# Given material
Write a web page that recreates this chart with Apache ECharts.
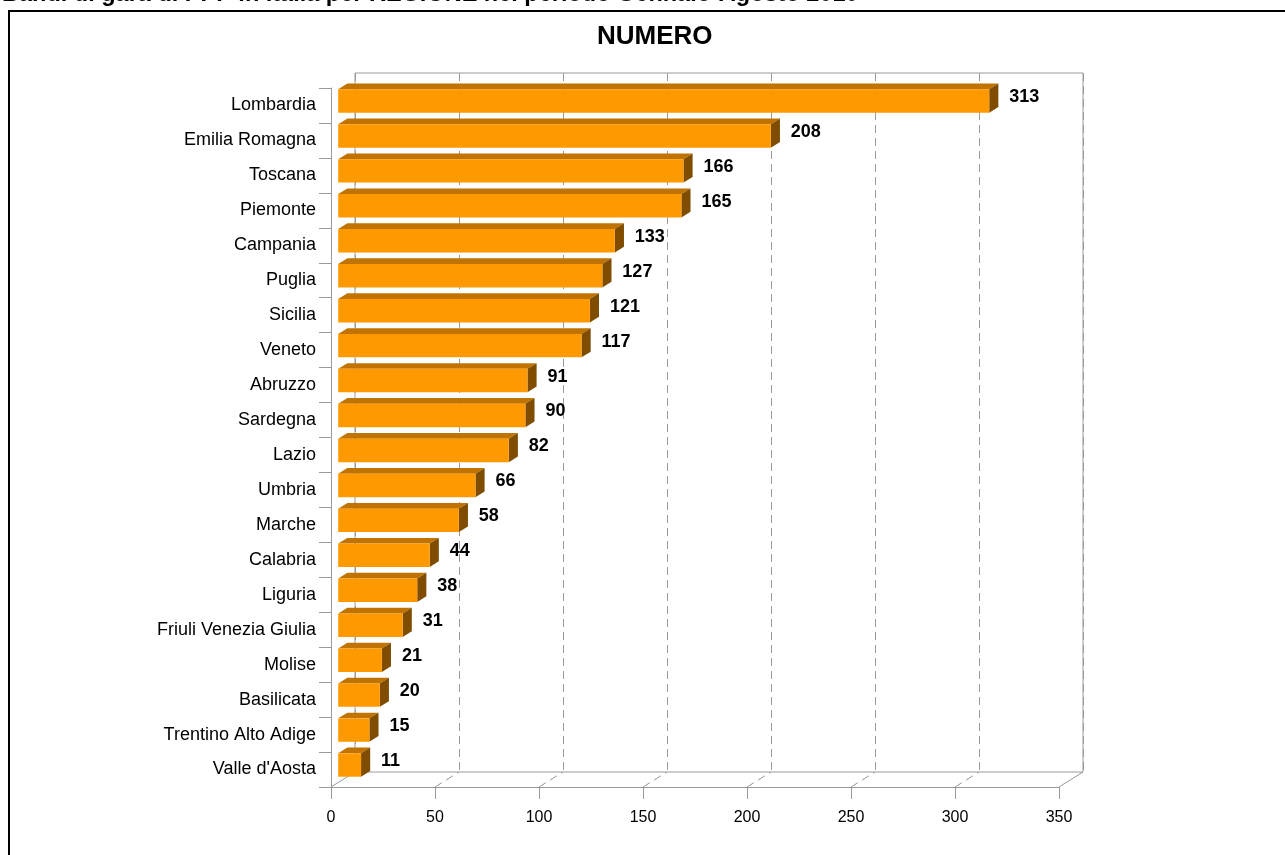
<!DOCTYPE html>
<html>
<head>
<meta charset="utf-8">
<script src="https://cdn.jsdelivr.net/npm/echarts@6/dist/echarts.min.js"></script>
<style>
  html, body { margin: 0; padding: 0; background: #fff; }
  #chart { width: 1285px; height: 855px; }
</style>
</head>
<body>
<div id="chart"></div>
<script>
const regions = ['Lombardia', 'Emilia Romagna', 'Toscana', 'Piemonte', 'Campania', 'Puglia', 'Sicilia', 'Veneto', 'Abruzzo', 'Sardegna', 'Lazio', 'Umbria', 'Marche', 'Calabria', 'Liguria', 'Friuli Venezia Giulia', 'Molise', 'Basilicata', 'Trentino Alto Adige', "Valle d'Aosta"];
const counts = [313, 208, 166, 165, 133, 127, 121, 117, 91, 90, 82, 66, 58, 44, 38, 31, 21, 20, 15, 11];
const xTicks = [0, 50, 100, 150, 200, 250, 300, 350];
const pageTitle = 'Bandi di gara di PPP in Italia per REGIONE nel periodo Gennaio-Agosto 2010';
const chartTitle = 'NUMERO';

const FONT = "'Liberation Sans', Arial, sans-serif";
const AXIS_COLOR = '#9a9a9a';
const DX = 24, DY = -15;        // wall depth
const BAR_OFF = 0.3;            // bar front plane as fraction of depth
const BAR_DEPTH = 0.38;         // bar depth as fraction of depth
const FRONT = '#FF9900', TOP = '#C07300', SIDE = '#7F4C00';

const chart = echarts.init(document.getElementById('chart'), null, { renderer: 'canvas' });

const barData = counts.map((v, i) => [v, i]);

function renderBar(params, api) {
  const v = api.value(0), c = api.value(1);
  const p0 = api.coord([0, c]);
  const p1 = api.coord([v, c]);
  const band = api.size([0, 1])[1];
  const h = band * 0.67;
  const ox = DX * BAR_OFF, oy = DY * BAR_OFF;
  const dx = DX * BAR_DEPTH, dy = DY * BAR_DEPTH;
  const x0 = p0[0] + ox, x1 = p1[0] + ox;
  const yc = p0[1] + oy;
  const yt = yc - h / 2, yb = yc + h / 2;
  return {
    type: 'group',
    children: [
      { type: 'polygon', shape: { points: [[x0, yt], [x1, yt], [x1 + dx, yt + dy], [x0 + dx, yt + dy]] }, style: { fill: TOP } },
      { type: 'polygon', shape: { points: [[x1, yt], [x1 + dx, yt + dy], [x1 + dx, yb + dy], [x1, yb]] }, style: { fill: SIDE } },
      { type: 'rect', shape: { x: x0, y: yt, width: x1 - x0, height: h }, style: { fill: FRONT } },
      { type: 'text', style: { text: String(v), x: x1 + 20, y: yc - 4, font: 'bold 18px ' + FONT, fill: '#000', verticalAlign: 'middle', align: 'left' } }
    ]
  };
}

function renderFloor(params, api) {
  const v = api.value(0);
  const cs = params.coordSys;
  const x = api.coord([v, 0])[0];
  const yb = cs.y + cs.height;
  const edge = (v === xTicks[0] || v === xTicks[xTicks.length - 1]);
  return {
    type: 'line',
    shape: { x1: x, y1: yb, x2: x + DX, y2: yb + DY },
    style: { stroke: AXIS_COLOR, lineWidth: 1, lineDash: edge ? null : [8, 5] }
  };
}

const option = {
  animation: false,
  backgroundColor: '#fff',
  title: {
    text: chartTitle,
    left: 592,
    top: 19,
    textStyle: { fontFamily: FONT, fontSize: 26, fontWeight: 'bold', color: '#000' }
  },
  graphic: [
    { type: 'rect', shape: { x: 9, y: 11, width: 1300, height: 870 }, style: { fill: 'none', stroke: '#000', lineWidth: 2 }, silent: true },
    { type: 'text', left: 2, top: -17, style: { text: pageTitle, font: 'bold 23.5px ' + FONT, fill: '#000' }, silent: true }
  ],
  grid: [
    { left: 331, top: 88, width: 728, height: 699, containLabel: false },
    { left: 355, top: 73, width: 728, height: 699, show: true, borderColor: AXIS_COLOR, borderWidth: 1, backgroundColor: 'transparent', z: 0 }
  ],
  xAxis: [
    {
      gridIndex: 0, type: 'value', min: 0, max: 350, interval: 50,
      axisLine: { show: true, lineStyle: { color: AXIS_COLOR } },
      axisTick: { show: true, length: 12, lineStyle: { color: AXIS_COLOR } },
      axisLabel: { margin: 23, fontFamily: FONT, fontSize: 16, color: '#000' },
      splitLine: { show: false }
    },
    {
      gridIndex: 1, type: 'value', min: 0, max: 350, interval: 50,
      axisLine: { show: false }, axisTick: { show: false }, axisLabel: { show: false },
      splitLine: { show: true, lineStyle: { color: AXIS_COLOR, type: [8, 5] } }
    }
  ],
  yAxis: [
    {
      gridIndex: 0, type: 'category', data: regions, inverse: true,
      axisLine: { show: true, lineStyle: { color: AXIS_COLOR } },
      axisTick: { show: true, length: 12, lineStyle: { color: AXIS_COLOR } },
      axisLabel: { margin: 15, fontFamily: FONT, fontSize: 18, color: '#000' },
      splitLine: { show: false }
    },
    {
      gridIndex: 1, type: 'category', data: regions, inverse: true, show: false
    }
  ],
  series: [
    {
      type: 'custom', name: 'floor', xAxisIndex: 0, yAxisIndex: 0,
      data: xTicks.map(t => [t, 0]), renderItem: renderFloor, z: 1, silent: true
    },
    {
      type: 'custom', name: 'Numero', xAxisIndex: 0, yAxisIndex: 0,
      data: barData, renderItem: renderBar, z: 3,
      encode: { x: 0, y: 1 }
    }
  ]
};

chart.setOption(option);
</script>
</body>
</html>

# Short problem
Copy out each line exactly, without the pictures.

# Result
Write a web page that recreates this chart with Apache ECharts.
<!DOCTYPE html>
<html>
<head>
<meta charset="utf-8">
<script src="https://cdn.jsdelivr.net/npm/echarts@6/dist/echarts.min.js"></script>
<style>
  html, body { margin: 0; padding: 0; background: #fff; }
  #chart { width: 1285px; height: 855px; }
</style>
</head>
<body>
<div id="chart"></div>
<script>
const regions = ['Lombardia', 'Emilia Romagna', 'Toscana', 'Piemonte', 'Campania', 'Puglia', 'Sicilia', 'Veneto', 'Abruzzo', 'Sardegna', 'Lazio', 'Umbria', 'Marche', 'Calabria', 'Liguria', 'Friuli Venezia Giulia', 'Molise', 'Basilicata', 'Trentino Alto Adige', "Valle d'Aosta"];
const counts = [313, 208, 166, 165, 133, 127, 121, 117, 91, 90, 82, 66, 58, 44, 38, 31, 21, 20, 15, 11];
const xTicks = [0, 50, 100, 150, 200, 250, 300, 350];
const pageTitle = 'Bandi di gara di PPP in Italia per REGIONE nel periodo Gennaio-Agosto 2010';
const chartTitle = 'NUMERO';

const FONT = "'Liberation Sans', Arial, sans-serif";
const AXIS_COLOR = '#9a9a9a';
const DX = 24, DY = -15;        // wall depth
const BAR_OFF = 0.3;            // bar front plane as fraction of depth
const BAR_DEPTH = 0.38;         // bar depth as fraction of depth
const FRONT = '#FF9900', TOP = '#C07300', SIDE = '#7F4C00';

const chart = echarts.init(document.getElementById('chart'), null, { renderer: 'canvas' });

const barData = counts.map((v, i) => [v, i]);

function renderBar(params, api) {
  const v = api.value(0), c = api.value(1);
  const p0 = api.coord([0, c]);
  const p1 = api.coord([v, c]);
  const band = api.size([0, 1])[1];
  const h = band * 0.67;
  const ox = DX * BAR_OFF, oy = DY * BAR_OFF;
  const dx = DX * BAR_DEPTH, dy = DY * BAR_DEPTH;
  const x0 = p0[0] + ox, x1 = p1[0] + ox;
  const yc = p0[1] + oy;
  const yt = yc - h / 2, yb = yc + h / 2;
  return {
    type: 'group',
    children: [
      { type: 'polygon', shape: { points: [[x0, yt], [x1, yt], [x1 + dx, yt + dy], [x0 + dx, yt + dy]] }, style: { fill: TOP } },
      { type: 'polygon', shape: { points: [[x1, yt], [x1 + dx, yt + dy], [x1 + dx, yb + dy], [x1, yb]] }, style: { fill: SIDE } },
      { type: 'rect', shape: { x: x0, y: yt, width: x1 - x0, height: h }, style: { fill: FRONT } },
      { type: 'text', style: { text: String(v), x: x1 + 20, y: yc - 4, font: 'bold 18px ' + FONT, fill: '#000', verticalAlign: 'middle', align: 'left' } }
    ]
  };
}

function renderFloor(params, api) {
  const v = api.value(0);
  const cs = params.coordSys;
  const x = api.coord([v, 0])[0];
  const yb = cs.y + cs.height;
  const edge = (v === xTicks[0] || v === xTicks[xTicks.length - 1]);
  return {
    type: 'line',
    shape: { x1: x, y1: yb, x2: x + DX, y2: yb + DY },
    style: { stroke: AXIS_COLOR, lineWidth: 1, lineDash: edge ? null : [8, 5] }
  };
}

const option = {
  animation: false,
  backgroundColor: '#fff',
  title: {
    text: chartTitle,
    left: 592,
    top: 19,
    textStyle: { fontFamily: FONT, fontSize: 26, fontWeight: 'bold', color: '#000' }
  },
  graphic: [
    { type: 'rect', shape: { x: 9, y: 11, width: 1300, height: 870 }, style: { fill: 'none', stroke: '#000', lineWidth: 2 }, silent: true },
    { type: 'text', left: 2, top: -17, style: { text: pageTitle, font: 'bold 23.5px ' + FONT, fill: '#000' }, silent: true }
  ],
  grid: [
    { left: 331, top: 88, width: 728, height: 699, containLabel: false },
    { left: 355, top: 73, width: 728, height: 699, show: true, borderColor: AXIS_COLOR, borderWidth: 1, backgroundColor: 'transparent', z: 0 }
  ],
  xAxis: [
    {
      gridIndex: 0, type: 'value', min: 0, max: 350, interval: 50,
      axisLine: { show: true, lineStyle: { color: AXIS_COLOR } },
      axisTick: { show: true, length: 12, lineStyle: { color: AXIS_COLOR } },
      axisLabel: { margin: 23, fontFamily: FONT, fontSize: 16, color: '#000' },
      splitLine: { show: false }
    },
    {
      gridIndex: 1, type: 'value', min: 0, max: 350, interval: 50,
      axisLine: { show: false }, axisTick: { show: false }, axisLabel: { show: false },
      splitLine: { show: true, lineStyle: { color: AXIS_COLOR, type: [8, 5] } }
    }
  ],
  yAxis: [
    {
      gridIndex: 0, type: 'category', data: regions, inverse: true,
      axisLine: { show: true, lineStyle: { color: AXIS_COLOR } },
      axisTick: { show: true, length: 12, lineStyle: { color: AXIS_COLOR } },
      axisLabel: { margin: 15, fontFamily: FONT, fontSize: 18, color: '#000' },
      splitLine: { show: false }
    },
    {
      gridIndex: 1, type: 'category', data: regions, inverse: true, show: false
    }
  ],
  series: [
    {
      type: 'custom', name: 'floor', xAxisIndex: 0, yAxisIndex: 0,
      data: xTicks.map(t => [t, 0]), renderItem: renderFloor, z: 1, silent: true
    },
    {
      type: 'custom', name: 'Numero', xAxisIndex: 0, yAxisIndex: 0,
      data: barData, renderItem: renderBar, z: 3,
      encode: { x: 0, y: 1 }
    }
  ]
};

chart.setOption(option);
</script>
</body>
</html>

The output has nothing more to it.